Here is a more complete excerpt from the book in question,
Mastering FreeBSD and OpenBSD Security, section 2.1.3.1. Candidates
for system immutable:
It's sometimes also useful to create "blocker" files that are
immutable to prevent file-creation exploits from creating holes.
Imagine a file-creation exploit that creates a ~root/.rhosts file
containing +. Your rsh/rlogin daemons (that for some crazy reason
you didn't disable yet) will now permit root logins from any system
with no password (see rhosts(5) for more information). If you
create the file, make it empty, and then make it immutable, you
protect yourself from an attack like this. There is an equivalent
~root/.shosts file that is used by ssh; it could also be blocked
this way.
I think they mean a hypothetical situation in which someone had
enabled those services.
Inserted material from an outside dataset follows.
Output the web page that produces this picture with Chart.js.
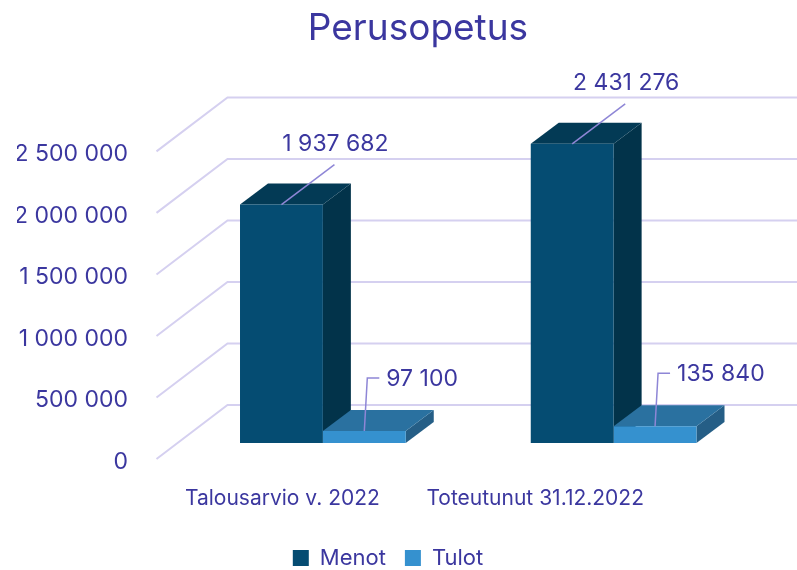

OpenBSD strives to be "secure by default" a
point covered in other chapters of the book.
Elio Grieco
On Nov 18, 2006, at 7:58 AM, Maverick wrote:
Hi
i am trying to secure my OpenBSD.
I am quite new to OpenBSD so i am reading the book "Mastering
FreeBSD And
OpenBSD Security "
It said "Your rsh/rlogin daemons (that for some crazy reason you
didn't
disable yet) will now permit root logins from any system with no
password"
Is that mean i should disable rsh ? Or disable rlogin ?
If one of them so can you please tell me how can i do it?